To add to that necessity, with the rate of information growth exceeding Moore’s Law, the average enterprise will need to manage 50 times more information by the year 2020, according to Peter Ford, Managing Director, Cisco Consulting Services,
“The requirements of traditional enterprise data models for application, database, and storage resources, which help make sense of the data flood, have grown over the years, and the cost and complexity of these models have increased along the way to meet the needs of big data,” Ford says.
“One size no longer fits all, and the traditional model is now being expanded to incorporate new building blocks that address the challenges of big data with new information processing frameworks purpose-built to meet big data’s requirements. However, these purpose-built systems also must meet the inherent requirement for integration into current business models, data strategies and network infrastructures.”

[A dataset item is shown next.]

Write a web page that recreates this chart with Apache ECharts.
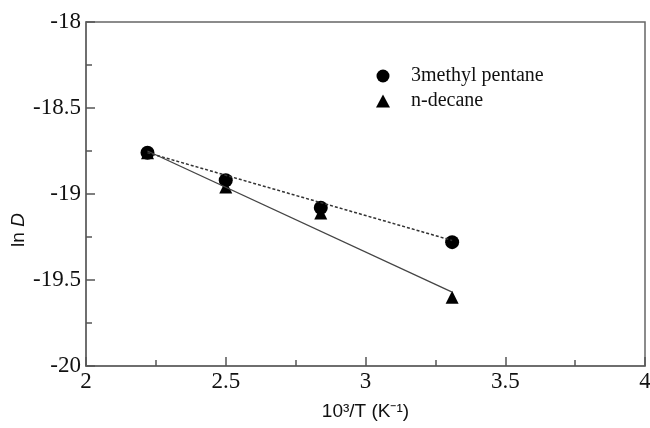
<!DOCTYPE html>
<html>
<head>
<meta charset="utf-8">
<script src="https://cdn.jsdelivr.net/npm/echarts@6/dist/echarts.min.js"></script>
<style>
  html, body { margin: 0; padding: 0; background: #fff; }
  #chart { width: 650px; height: 428px; }
</style>
</head>
<body>
<div id="chart"></div>
<script>
// 1000/T values and ln D
const invT = [2.22, 2.5, 2.84, 3.31];
const pentane = [-18.76, -18.92, -19.08, -19.28];
const decane = [-18.76, -18.96, -19.11, -19.6];
// fitted lines (end points)
const fitX = [2.22, 3.31];
const pentaneFit = [-18.76, -19.27];
const decaneFit = [-18.75, -19.57];

const pairs = (xs, ys) => xs.map((x, i) => [x, ys[i]]);

const serif = 'Liberation Serif';
const sans = 'Liberation Sans';
const axisGray = '#555';
const textColor = '#111';

const chart = echarts.init(document.getElementById('chart'));

const tick = { show: true, inside: true, length: 9, lineStyle: { color: axisGray, width: 1.5 } };
const minor = { show: true, splitNumber: 2, length: 6, lineStyle: { color: axisGray, width: 1.5 } };

const option = {
  animation: false,
  grid: {
    left: 86, right: 5, top: 22, bottom: 62,
    outerBoundsMode: 'none', containLabel: false,
    show: true, borderColor: '#666', borderWidth: 1.5
  },
  legend: {
    orient: 'vertical',
    left: 371, top: 61,
    itemGap: 5,
    itemWidth: 14, itemHeight: 13,
    data: [
      { name: '3methyl pentane', icon: 'circle' },
      { name: 'n-decane', icon: 'triangle' }
    ],
    textStyle: { fontFamily: serif, fontSize: 20, color: textColor, padding: [0, 0, 0, 16] }
  },
  xAxis: {
    type: 'value', min: 2, max: 4, interval: 0.5,
    name: '10\u00b3/T (K\u207b\u00b9)',
    nameLocation: 'middle', nameGap: 36,
    nameTextStyle: { fontFamily: sans, fontSize: 19, color: textColor },
    axisLine: { lineStyle: { color: '#666', width: 1.5 } },
    axisTick: tick,
    minorTick: minor,
    splitLine: { show: false },
    axisLabel: { fontFamily: serif, fontSize: 23, color: textColor, margin: 4 }
  },
  yAxis: {
    type: 'value', min: -20, max: -18, interval: 0.5,
    name: 'ln {i|D}',
    nameLocation: 'middle', nameGap: 58, nameRotate: 90,
    nameMoveOverlap: false,
    nameTextStyle: {
      fontFamily: sans, fontSize: 19, color: textColor,
      padding: [0, 72, 0, 0],
      rich: { i: { fontFamily: sans, fontSize: 19, fontStyle: 'italic', color: textColor } }
    },
    axisLine: { lineStyle: { color: '#666', width: 1.5 } },
    axisTick: tick,
    minorTick: minor,
    splitLine: { show: false },
    axisLabel: { fontFamily: serif, fontSize: 23, color: textColor, margin: 5 }
  },
  series: [
    {
      name: 'pentane fit', type: 'line', symbol: 'none', silent: true,
      data: pairs(fitX, pentaneFit),
      lineStyle: { color: '#333', width: 1.5, type: [3, 2] }
    },
    {
      name: 'decane fit', type: 'line', symbol: 'none', silent: true,
      data: pairs(fitX, decaneFit),
      lineStyle: { color: '#444', width: 1.3 }
    },
    {
      name: 'n-decane', type: 'scatter', symbol: 'triangle', symbolSize: 13,
      itemStyle: { color: '#000', opacity: 1 },
      data: pairs(invT, decane)
    },
    {
      name: '3methyl pentane', type: 'scatter', symbol: 'circle', symbolSize: 14,
      itemStyle: { color: '#000', opacity: 1 },
      data: pairs(invT, pentane)
    }
  ]
};

chart.setOption(option);
</script>
</body>
</html>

However, whilst many organisations are starting to look into big data, actual implementation when it comes to preparing network architecture is scarce.
Business leaders in the region need to radically rethink their approach to storage if they are to cope and derive true value, according to Huang.

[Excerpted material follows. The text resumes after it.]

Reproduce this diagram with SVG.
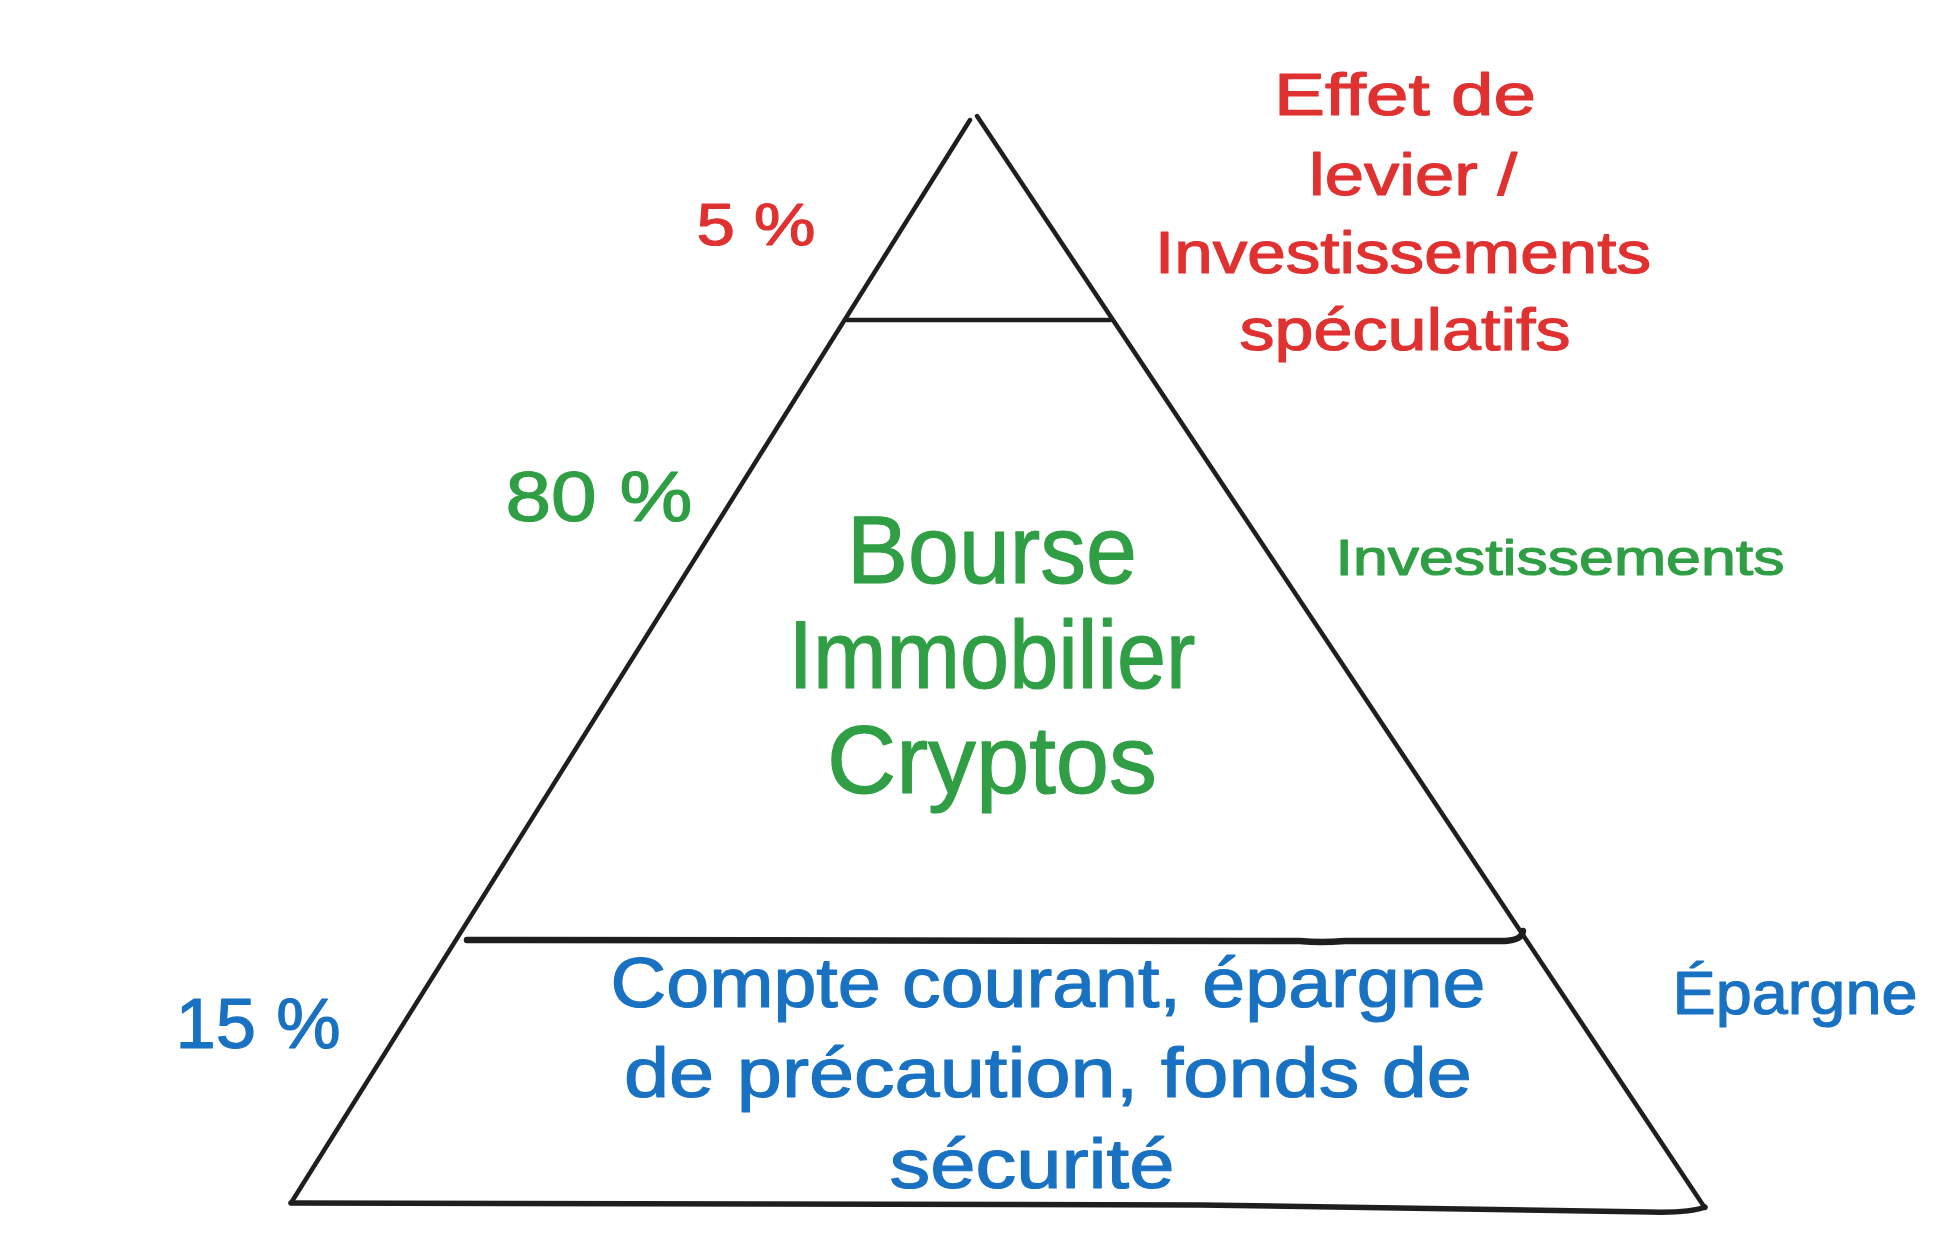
<svg xmlns="http://www.w3.org/2000/svg" width="1944" height="1236" viewBox="0 0 1944 1236">
<style>
text{font-family:"Liberation Sans","DejaVu Sans",sans-serif;text-anchor:middle;stroke-width:1.2;stroke-linejoin:round}
.r{fill:#e03131;stroke:#e03131;font-size:60px}
.g{fill:#2f9e44;stroke:#2f9e44}
.b{fill:#1971c2;stroke:#1971c2;font-size:70px}
.ln{fill:none;stroke:#1e1e1e;stroke-width:4.5;stroke-linecap:round;stroke-linejoin:round}
</style>
<rect width="1944" height="1236" fill="#ffffff"/>
<g id="connectors">
<path class="ln" d="M970 120 L291 1203"/>
<path class="ln" d="M977 116 L1705 1208"/>
<path class="ln" d="M847 320 L1110 320"/>
<path class="ln" style="stroke-width:6.5" d="M467 940 L1300 941 Q1320 943 1345 941 L1505 941 Q1522 940 1523 931"/>
<path class="ln" style="stroke-width:5.5" d="M291 1203 L1200 1205 Q1560 1210 1650 1212 Q1690 1213 1705 1207"/>
</g>
<g id="top-label"><text class="r" x="756" y="245" textLength="119" lengthAdjust="spacingAndGlyphs">5 %</text></g>
<g id="top-desc">
<text class="r" x="1405" y="115" textLength="262" lengthAdjust="spacingAndGlyphs">Effet de</text>
<text class="r" x="1413" y="195" textLength="208" lengthAdjust="spacingAndGlyphs">levier /</text>
<text class="r" x="1403" y="273" textLength="496" lengthAdjust="spacingAndGlyphs">Investissements</text>
<text class="r" x="1405" y="350" textLength="331" lengthAdjust="spacingAndGlyphs">spéculatifs</text>
</g>
<g id="mid-label"><text class="g" style="font-size:70px" x="599" y="521" textLength="187" lengthAdjust="spacingAndGlyphs">80 %</text></g>
<g id="mid-content">
<text class="g" style="font-size:96px" x="992" y="583" textLength="290" lengthAdjust="spacingAndGlyphs">Bourse</text>
<text class="g" style="font-size:96px" x="992" y="688" textLength="407" lengthAdjust="spacingAndGlyphs">Immobilier</text>
<text class="g" style="font-size:96px" x="992" y="793" textLength="330" lengthAdjust="spacingAndGlyphs">Cryptos</text>
</g>
<g id="mid-desc"><text class="g" style="font-size:50px" x="1560" y="575" textLength="449" lengthAdjust="spacingAndGlyphs">Investissements</text></g>
<g id="bottom-label"><text class="b" x="258" y="1048" textLength="165" lengthAdjust="spacingAndGlyphs">15 %</text></g>
<g id="bottom-content">
<text class="b" x="1048" y="1007" textLength="875" lengthAdjust="spacingAndGlyphs">Compte courant, épargne</text>
<text class="b" x="1048" y="1097" textLength="848" lengthAdjust="spacingAndGlyphs">de précaution, fonds de</text>
<text class="b" x="1032" y="1188" textLength="285" lengthAdjust="spacingAndGlyphs">sécurité</text>
</g>
<g id="bottom-desc"><text class="b" style="font-size:62px" x="1795" y="1014" textLength="245" lengthAdjust="spacingAndGlyphs">Épargne</text></g>
</svg>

“Businesses that need reactive real-time information and predictive analytics on human behaviour or traffic movement have been the first to start implementing networks to support big data,” he adds.
Another important area that demands further preparation in the Middle East is investment and awareness around data scientists.
“It is generally expected that data scientists are able to work with various elements of mathematics, statistics and computer science, although expertise in these subjects are not required,” Bath says.
“However, a data scientist is most likely to be an expert in only one or two of these disciplines, and proficient in another two or three. It is very rare to find an expert in all of these disciplines. This means that data science must be practiced as a team, where across the membership of the team there is expertise and proficiency in all the disciplines.”